Grumpy Steve's Coffee House
Stillwater, MN
Reviewed September 12th, 2005
You'd be grumpy too if you played second fiddle to a cool cave, or maybe not. Grump Steve's seems to have harmoniously integrated itself on the edge of an ancient river cliff and the Joseph Wolf Cave that lies inside it. Back in the day, Joseph Wolf was not a wild canine who eat deer, moose or sheeps, but a German brewmeister extraordinaire who made fine alcoholic beer in the cool, constant 54 degrees of his cave for decades until prohibition came along and killed the dream, and some say the man (but lets get real, he was almost 90!). Alcoholic beer...whats the big deal here? Can't we all just get along?For the fair price of five yankee dollars I took one of the hourly tours of the cave and learned about cave lore, baseball, water purification, air purification, Italian food, bier kraft (beer making - I don't know if thats German or not; it just rolled out of my brain that way so I wrote it down) fallout shelters, ice kraft (ice collecting), Disneyland, prohibition, boats rides and army rations. Pfew! Thats a lot of stuff. As far as caves go, there is not a lot to see. Without the guided portion of the tour, you could see all there is to see in ten or fifteen minutes. But you might not know all there is to know. Bear in mind that you are entering an underground space that has been shaped by human beings more than natural forces and seems more like a forgotten basement than a cave. And indeed the history of its use may be the most interesting thing about the Joseph Wolf Cave. That said, it also certainly has some great little nooks and crannies to view and quite a bit of decaying, historic junk to gawk at and wonder about and realize that people lived quite differently back in the days when men wore pink and cell phones were big and new, and even in the days before those days. Cave tours can be arranged at Grump Steve's or at a ticket office next door.

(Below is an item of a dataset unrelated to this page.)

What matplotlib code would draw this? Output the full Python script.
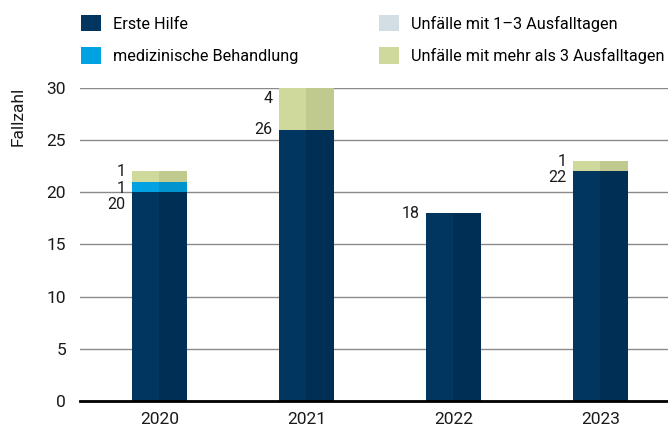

The tour itself is copywrited (and what an idiotic notion that is - like you can copywrite history, someone else's experiences, or my experience of history!) but all that means (according to the tour guide) is that you cannot publish pictures you take during the tour. Therefore I will make a point of saying that although Grumpy Steve's shares restrooms with the Joseph Wolf Cave, I took a picture of the restroom HOURS AFTER taking the tour and the pictures I took were connected with my visit to Grumpy Steve's not the Joseph Wolf Cave. In fact, I did not even bring my camera with me on the tour - so there! Ha. Ha. Ha.
As for the coffee house, it is your typical coffee house expect that it too has a few nooks and crannies. A "cave room" bears lots of burgundy carpeting and a spiral staircase like a 1960's hipster's bachelor pad. The main area and counter has most of the things one associates with coffee houses, with the exception of jewelry for sale by a (presumably) local artist and a bunch of these big and small scary, wickedly ugly home made troll things made out of sticks and stuff. To get to the restrooms, you will need to enter the cave. I'll spare you and curb the temptation to write the usual made up nonsense about initiation rites, hallucinogenic drugs, cave painting, sex parties and other flights of fancy I would normally be unable to resist liberally inserting in a review about cave bathrooms. My fancy is tired today, and feels too ill to fly. Apologies. Choose from the options above maybe, and insert your own nonsense. You have talents and abilities. You have power n' stuff. You have an imagination. Use it.
The bathrooms were obviously built around the cave, but somehow it still looked almost as though the cave crept into the bathrooms, neatly breaking away parts of the ceiling and rectangular sections of wall so it could go to the bathroom and sit on the throne like a civilized gent after millennia of restroomless darkness. Unfortunately, a porcelain toilet could never withstand the weight of a cave sitting on it and this cave is the source of a spring so it is peeing constantly so the toilet would overflow easily I'm afraid. So the cave is left to peek in, a perpetual visitor, enviously spying those who go about their business and wishing it wasn't a cave anymore so it could do these simple things like go to the bathroom or prepare a microwave dinner or fill up its car with gas and complain about the price. Such is the lot of a cave, perpetually manipulated by humans in the lonely, far reaching darkness of his moist, silence filled expanse.